Mariyammal Balamurugan

Personal information
- Date of birth: 14 April 2003 (age 22)
- Place of birth: Salem, Tamil Nadu, India
- Position: Midfielder

Team information
- Current team: Kickstart
- Number: 34

Senior career*
- Years: Team / Apps / (Gls)
- Sethu
- 2022–2023: Kickstart
- 2023–2024: East Bengal
- 2024–: Kickstart

International career^{‡}
- 2020: India U17
- 2018–2021: India U20
- 2021–: India / 3 / (0)

= Mariyammal Balamurugan =

Indian footballer

Mariyammal Balamurugan (born 14 April 2003) is an Indian professional footballer from Tamil Nadu, who plays as a midfielder for Kickstart in the Indian Women's League and the India women's national football team.
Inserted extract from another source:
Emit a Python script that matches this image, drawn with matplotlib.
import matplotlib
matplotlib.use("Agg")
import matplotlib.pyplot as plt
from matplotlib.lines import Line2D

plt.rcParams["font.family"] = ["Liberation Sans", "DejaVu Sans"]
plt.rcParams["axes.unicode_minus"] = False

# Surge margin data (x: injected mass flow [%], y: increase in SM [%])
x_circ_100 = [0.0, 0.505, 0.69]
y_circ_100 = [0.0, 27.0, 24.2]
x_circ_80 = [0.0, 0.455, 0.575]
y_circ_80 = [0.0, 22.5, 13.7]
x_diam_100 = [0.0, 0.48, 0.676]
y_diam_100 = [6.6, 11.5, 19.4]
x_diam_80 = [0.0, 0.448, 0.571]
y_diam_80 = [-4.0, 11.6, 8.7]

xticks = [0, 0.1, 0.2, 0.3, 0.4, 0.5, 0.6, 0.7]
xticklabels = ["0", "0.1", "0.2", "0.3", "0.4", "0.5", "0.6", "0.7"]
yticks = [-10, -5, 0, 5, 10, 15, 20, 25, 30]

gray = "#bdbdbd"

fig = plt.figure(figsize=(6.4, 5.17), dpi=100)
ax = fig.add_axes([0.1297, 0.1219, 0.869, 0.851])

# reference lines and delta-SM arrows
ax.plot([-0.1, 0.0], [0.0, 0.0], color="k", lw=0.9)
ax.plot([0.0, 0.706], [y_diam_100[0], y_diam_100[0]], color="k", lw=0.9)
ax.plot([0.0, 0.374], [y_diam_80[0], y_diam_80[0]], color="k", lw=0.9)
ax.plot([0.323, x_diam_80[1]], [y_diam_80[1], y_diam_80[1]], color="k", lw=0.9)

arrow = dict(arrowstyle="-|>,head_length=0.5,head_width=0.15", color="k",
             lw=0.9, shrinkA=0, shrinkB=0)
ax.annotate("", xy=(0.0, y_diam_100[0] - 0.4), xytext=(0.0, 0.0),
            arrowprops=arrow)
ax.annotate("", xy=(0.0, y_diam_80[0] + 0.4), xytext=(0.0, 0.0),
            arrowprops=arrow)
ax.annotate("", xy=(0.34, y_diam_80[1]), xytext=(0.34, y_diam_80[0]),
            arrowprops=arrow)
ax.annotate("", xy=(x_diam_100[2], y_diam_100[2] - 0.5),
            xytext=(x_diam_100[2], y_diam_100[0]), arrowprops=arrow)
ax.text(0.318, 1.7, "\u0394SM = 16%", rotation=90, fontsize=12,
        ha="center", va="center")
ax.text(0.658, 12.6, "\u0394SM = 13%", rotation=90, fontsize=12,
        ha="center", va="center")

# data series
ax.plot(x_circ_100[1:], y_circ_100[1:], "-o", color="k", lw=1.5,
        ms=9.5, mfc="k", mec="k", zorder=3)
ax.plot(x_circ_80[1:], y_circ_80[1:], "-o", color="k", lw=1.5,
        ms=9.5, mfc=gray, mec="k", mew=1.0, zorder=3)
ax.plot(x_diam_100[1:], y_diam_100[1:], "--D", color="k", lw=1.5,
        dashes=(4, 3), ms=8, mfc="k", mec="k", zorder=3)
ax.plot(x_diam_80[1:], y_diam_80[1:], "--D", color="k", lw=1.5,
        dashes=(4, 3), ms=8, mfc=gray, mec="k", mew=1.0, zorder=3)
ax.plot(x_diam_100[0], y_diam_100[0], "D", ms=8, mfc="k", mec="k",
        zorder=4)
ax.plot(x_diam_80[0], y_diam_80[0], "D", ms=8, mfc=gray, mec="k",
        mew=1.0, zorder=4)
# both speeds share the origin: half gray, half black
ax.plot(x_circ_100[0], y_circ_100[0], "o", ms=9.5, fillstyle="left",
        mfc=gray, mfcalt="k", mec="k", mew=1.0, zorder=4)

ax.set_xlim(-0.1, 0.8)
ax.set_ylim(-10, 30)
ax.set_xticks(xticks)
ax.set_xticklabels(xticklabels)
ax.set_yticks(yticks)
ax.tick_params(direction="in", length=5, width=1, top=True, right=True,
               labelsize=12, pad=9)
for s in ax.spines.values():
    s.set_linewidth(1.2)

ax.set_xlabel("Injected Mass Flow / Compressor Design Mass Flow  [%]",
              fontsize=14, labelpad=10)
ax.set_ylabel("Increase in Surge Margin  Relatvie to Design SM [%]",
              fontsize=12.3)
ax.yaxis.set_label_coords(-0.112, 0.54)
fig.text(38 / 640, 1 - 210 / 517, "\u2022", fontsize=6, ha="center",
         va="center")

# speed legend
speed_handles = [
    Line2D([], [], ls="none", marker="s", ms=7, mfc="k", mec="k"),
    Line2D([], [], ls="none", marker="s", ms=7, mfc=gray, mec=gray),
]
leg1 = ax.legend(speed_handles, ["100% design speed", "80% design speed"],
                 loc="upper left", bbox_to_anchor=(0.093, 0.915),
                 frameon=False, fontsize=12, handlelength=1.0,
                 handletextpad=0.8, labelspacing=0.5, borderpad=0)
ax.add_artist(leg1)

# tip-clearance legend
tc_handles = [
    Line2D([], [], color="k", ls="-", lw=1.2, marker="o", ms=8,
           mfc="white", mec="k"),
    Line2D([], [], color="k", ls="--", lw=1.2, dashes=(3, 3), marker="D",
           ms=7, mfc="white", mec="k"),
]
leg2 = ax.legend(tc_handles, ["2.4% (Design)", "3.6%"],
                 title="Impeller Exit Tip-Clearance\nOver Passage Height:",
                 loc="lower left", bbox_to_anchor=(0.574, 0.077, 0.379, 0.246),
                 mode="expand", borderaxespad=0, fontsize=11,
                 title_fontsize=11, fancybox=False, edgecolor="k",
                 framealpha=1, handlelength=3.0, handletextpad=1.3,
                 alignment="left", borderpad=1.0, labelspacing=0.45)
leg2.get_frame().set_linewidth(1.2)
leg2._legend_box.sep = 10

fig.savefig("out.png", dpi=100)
She has also played for Sethu FC and East Bengal.

== Early life ==
Mariyammal hails from Salem district, Tamil Nadu and hails from a family of farmers. She started playing football at a young age and was scouted from the 2018 Khelo Indian Games.

== Career ==
Mariyammal has represented India in the U16 and U19 AFC qualifiers. She made her senior international debut in the 2021 International Women's Football Tournament of Manaus against Brazil. In January 2022, she was named in the Indian team to play AFC Women's Asian Cup.